— start of DATA —

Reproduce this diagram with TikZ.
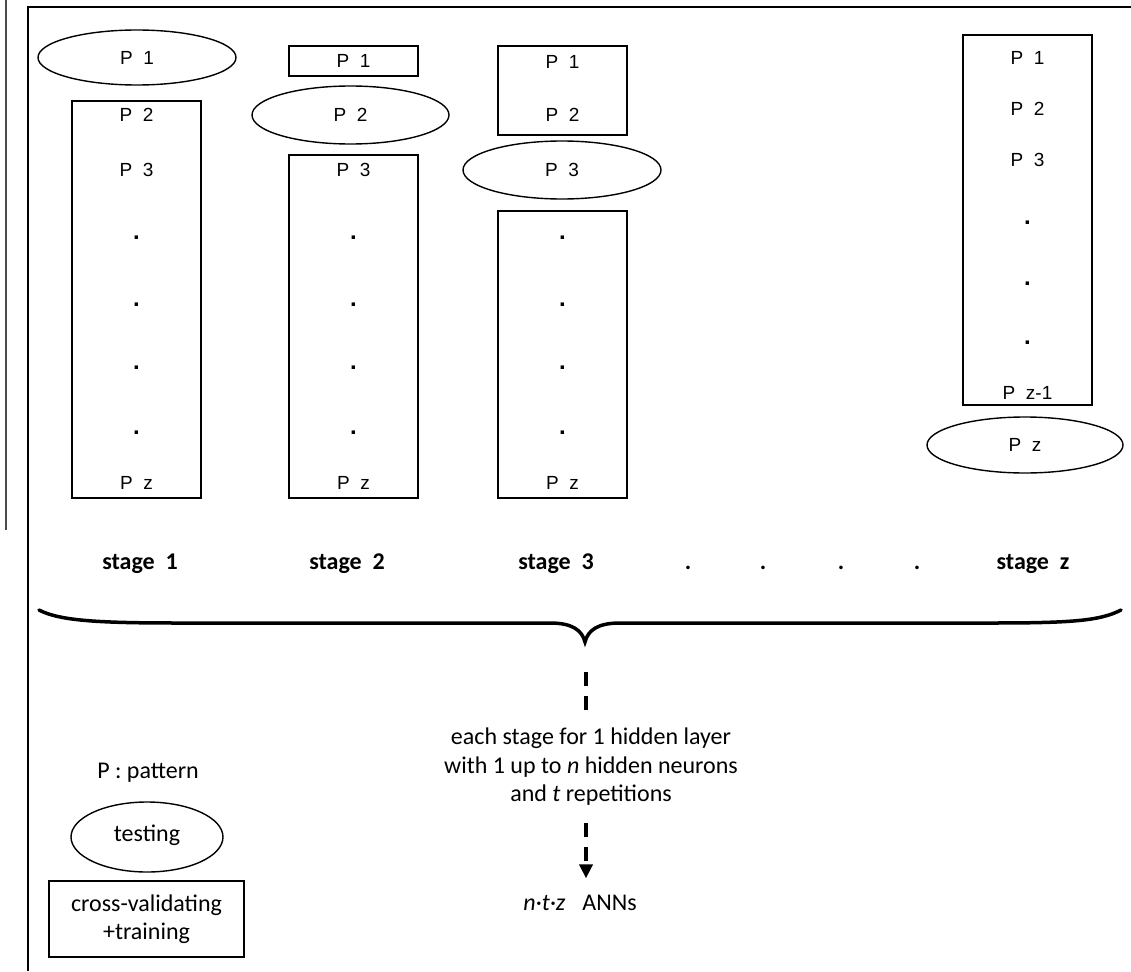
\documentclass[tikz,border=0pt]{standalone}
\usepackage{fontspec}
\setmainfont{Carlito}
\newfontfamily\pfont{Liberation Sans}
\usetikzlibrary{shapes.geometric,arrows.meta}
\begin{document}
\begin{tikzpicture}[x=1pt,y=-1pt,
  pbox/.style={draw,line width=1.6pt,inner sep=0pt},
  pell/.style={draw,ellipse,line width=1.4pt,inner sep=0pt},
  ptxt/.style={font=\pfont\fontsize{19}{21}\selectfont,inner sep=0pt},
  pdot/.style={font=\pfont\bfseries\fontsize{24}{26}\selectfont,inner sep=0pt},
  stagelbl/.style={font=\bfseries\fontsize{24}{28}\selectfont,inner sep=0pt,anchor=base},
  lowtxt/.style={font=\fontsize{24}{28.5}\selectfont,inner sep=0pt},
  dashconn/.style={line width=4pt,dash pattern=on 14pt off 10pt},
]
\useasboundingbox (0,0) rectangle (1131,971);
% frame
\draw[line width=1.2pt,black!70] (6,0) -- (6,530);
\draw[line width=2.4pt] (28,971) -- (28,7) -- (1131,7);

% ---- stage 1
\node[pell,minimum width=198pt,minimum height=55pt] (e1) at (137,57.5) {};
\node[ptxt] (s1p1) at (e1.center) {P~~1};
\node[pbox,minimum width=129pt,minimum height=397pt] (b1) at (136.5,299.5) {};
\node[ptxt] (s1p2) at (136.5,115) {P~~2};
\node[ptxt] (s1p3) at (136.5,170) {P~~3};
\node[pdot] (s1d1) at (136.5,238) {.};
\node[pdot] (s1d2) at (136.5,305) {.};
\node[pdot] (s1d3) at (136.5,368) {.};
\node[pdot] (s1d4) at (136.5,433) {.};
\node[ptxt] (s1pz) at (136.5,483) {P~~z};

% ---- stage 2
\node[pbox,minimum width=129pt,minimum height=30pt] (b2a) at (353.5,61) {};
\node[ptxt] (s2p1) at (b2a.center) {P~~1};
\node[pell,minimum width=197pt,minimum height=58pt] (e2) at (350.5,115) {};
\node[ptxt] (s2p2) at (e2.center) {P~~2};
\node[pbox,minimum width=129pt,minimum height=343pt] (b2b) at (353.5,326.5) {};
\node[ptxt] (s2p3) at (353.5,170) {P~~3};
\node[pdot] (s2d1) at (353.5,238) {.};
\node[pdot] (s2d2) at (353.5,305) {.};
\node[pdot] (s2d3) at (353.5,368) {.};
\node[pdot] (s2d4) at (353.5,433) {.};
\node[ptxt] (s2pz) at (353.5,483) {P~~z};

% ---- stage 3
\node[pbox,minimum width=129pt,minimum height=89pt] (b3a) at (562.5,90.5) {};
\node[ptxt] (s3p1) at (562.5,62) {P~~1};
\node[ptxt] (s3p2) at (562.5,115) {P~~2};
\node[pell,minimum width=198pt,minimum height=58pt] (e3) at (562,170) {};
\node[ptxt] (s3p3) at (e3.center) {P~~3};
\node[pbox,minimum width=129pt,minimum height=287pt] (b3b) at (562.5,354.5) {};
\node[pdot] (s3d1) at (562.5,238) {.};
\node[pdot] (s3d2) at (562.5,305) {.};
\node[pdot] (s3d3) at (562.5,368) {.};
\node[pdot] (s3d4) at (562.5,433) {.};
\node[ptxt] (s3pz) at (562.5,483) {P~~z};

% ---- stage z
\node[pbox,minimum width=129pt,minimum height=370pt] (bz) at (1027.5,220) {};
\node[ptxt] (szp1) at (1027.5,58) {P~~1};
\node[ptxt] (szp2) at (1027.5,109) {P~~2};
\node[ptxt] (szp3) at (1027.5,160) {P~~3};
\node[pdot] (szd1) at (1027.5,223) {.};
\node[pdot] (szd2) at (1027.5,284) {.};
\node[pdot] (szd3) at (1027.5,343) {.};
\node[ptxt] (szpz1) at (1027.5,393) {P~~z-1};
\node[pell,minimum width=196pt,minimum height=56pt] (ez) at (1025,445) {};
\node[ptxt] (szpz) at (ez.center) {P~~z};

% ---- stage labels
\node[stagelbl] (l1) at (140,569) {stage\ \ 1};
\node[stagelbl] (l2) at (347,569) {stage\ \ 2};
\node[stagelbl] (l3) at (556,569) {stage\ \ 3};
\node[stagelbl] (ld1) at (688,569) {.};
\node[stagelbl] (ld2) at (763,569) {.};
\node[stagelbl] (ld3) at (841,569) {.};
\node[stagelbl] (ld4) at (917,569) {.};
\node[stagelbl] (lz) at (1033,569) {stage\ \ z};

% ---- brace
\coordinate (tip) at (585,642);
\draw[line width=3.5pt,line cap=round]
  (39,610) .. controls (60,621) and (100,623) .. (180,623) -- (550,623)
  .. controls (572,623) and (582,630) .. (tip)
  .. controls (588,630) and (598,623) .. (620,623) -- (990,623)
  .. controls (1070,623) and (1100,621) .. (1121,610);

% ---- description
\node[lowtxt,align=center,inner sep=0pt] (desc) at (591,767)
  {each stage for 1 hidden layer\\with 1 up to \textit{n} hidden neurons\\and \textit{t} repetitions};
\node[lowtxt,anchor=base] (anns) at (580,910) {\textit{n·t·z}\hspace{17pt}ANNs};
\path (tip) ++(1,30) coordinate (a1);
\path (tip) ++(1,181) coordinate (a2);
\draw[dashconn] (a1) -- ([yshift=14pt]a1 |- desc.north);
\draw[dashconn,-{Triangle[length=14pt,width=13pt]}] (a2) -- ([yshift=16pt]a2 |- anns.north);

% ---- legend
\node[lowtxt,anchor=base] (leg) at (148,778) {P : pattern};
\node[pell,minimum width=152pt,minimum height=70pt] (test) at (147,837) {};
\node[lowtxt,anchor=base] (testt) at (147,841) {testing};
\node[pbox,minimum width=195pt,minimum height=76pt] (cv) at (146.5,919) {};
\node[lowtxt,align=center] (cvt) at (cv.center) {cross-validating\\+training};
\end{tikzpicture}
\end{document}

— end of DATA —

Write out the material above once more, exactly as it reads, with no pictures.

§ RESULT BELOW:
Reproduce this diagram with TikZ.
\documentclass[tikz,border=0pt]{standalone}
\usepackage{fontspec}
\setmainfont{Carlito}
\newfontfamily\pfont{Liberation Sans}
\usetikzlibrary{shapes.geometric,arrows.meta}
\begin{document}
\begin{tikzpicture}[x=1pt,y=-1pt,
  pbox/.style={draw,line width=1.6pt,inner sep=0pt},
  pell/.style={draw,ellipse,line width=1.4pt,inner sep=0pt},
  ptxt/.style={font=\pfont\fontsize{19}{21}\selectfont,inner sep=0pt},
  pdot/.style={font=\pfont\bfseries\fontsize{24}{26}\selectfont,inner sep=0pt},
  stagelbl/.style={font=\bfseries\fontsize{24}{28}\selectfont,inner sep=0pt,anchor=base},
  lowtxt/.style={font=\fontsize{24}{28.5}\selectfont,inner sep=0pt},
  dashconn/.style={line width=4pt,dash pattern=on 14pt off 10pt},
]
\useasboundingbox (0,0) rectangle (1131,971);
% frame
\draw[line width=1.2pt,black!70] (6,0) -- (6,530);
\draw[line width=2.4pt] (28,971) -- (28,7) -- (1131,7);

% ---- stage 1
\node[pell,minimum width=198pt,minimum height=55pt] (e1) at (137,57.5) {};
\node[ptxt] (s1p1) at (e1.center) {P~~1};
\node[pbox,minimum width=129pt,minimum height=397pt] (b1) at (136.5,299.5) {};
\node[ptxt] (s1p2) at (136.5,115) {P~~2};
\node[ptxt] (s1p3) at (136.5,170) {P~~3};
\node[pdot] (s1d1) at (136.5,238) {.};
\node[pdot] (s1d2) at (136.5,305) {.};
\node[pdot] (s1d3) at (136.5,368) {.};
\node[pdot] (s1d4) at (136.5,433) {.};
\node[ptxt] (s1pz) at (136.5,483) {P~~z};

% ---- stage 2
\node[pbox,minimum width=129pt,minimum height=30pt] (b2a) at (353.5,61) {};
\node[ptxt] (s2p1) at (b2a.center) {P~~1};
\node[pell,minimum width=197pt,minimum height=58pt] (e2) at (350.5,115) {};
\node[ptxt] (s2p2) at (e2.center) {P~~2};
\node[pbox,minimum width=129pt,minimum height=343pt] (b2b) at (353.5,326.5) {};
\node[ptxt] (s2p3) at (353.5,170) {P~~3};
\node[pdot] (s2d1) at (353.5,238) {.};
\node[pdot] (s2d2) at (353.5,305) {.};
\node[pdot] (s2d3) at (353.5,368) {.};
\node[pdot] (s2d4) at (353.5,433) {.};
\node[ptxt] (s2pz) at (353.5,483) {P~~z};

% ---- stage 3
\node[pbox,minimum width=129pt,minimum height=89pt] (b3a) at (562.5,90.5) {};
\node[ptxt] (s3p1) at (562.5,62) {P~~1};
\node[ptxt] (s3p2) at (562.5,115) {P~~2};
\node[pell,minimum width=198pt,minimum height=58pt] (e3) at (562,170) {};
\node[ptxt] (s3p3) at (e3.center) {P~~3};
\node[pbox,minimum width=129pt,minimum height=287pt] (b3b) at (562.5,354.5) {};
\node[pdot] (s3d1) at (562.5,238) {.};
\node[pdot] (s3d2) at (562.5,305) {.};
\node[pdot] (s3d3) at (562.5,368) {.};
\node[pdot] (s3d4) at (562.5,433) {.};
\node[ptxt] (s3pz) at (562.5,483) {P~~z};

% ---- stage z
\node[pbox,minimum width=129pt,minimum height=370pt] (bz) at (1027.5,220) {};
\node[ptxt] (szp1) at (1027.5,58) {P~~1};
\node[ptxt] (szp2) at (1027.5,109) {P~~2};
\node[ptxt] (szp3) at (1027.5,160) {P~~3};
\node[pdot] (szd1) at (1027.5,223) {.};
\node[pdot] (szd2) at (1027.5,284) {.};
\node[pdot] (szd3) at (1027.5,343) {.};
\node[ptxt] (szpz1) at (1027.5,393) {P~~z-1};
\node[pell,minimum width=196pt,minimum height=56pt] (ez) at (1025,445) {};
\node[ptxt] (szpz) at (ez.center) {P~~z};

% ---- stage labels
\node[stagelbl] (l1) at (140,569) {stage\ \ 1};
\node[stagelbl] (l2) at (347,569) {stage\ \ 2};
\node[stagelbl] (l3) at (556,569) {stage\ \ 3};
\node[stagelbl] (ld1) at (688,569) {.};
\node[stagelbl] (ld2) at (763,569) {.};
\node[stagelbl] (ld3) at (841,569) {.};
\node[stagelbl] (ld4) at (917,569) {.};
\node[stagelbl] (lz) at (1033,569) {stage\ \ z};

% ---- brace
\coordinate (tip) at (585,642);
\draw[line width=3.5pt,line cap=round]
  (39,610) .. controls (60,621) and (100,623) .. (180,623) -- (550,623)
  .. controls (572,623) and (582,630) .. (tip)
  .. controls (588,630) and (598,623) .. (620,623) -- (990,623)
  .. controls (1070,623) and (1100,621) .. (1121,610);

% ---- description
\node[lowtxt,align=center,inner sep=0pt] (desc) at (591,767)
  {each stage for 1 hidden layer\\with 1 up to \textit{n} hidden neurons\\and \textit{t} repetitions};
\node[lowtxt,anchor=base] (anns) at (580,910) {\textit{n·t·z}\hspace{17pt}ANNs};
\path (tip) ++(1,30) coordinate (a1);
\path (tip) ++(1,181) coordinate (a2);
\draw[dashconn] (a1) -- ([yshift=14pt]a1 |- desc.north);
\draw[dashconn,-{Triangle[length=14pt,width=13pt]}] (a2) -- ([yshift=16pt]a2 |- anns.north);

% ---- legend
\node[lowtxt,anchor=base] (leg) at (148,778) {P : pattern};
\node[pell,minimum width=152pt,minimum height=70pt] (test) at (147,837) {};
\node[lowtxt,anchor=base] (testt) at (147,841) {testing};
\node[pbox,minimum width=195pt,minimum height=76pt] (cv) at (146.5,919) {};
\node[lowtxt,align=center] (cvt) at (cv.center) {cross-validating\\+training};
\end{tikzpicture}
\end{document}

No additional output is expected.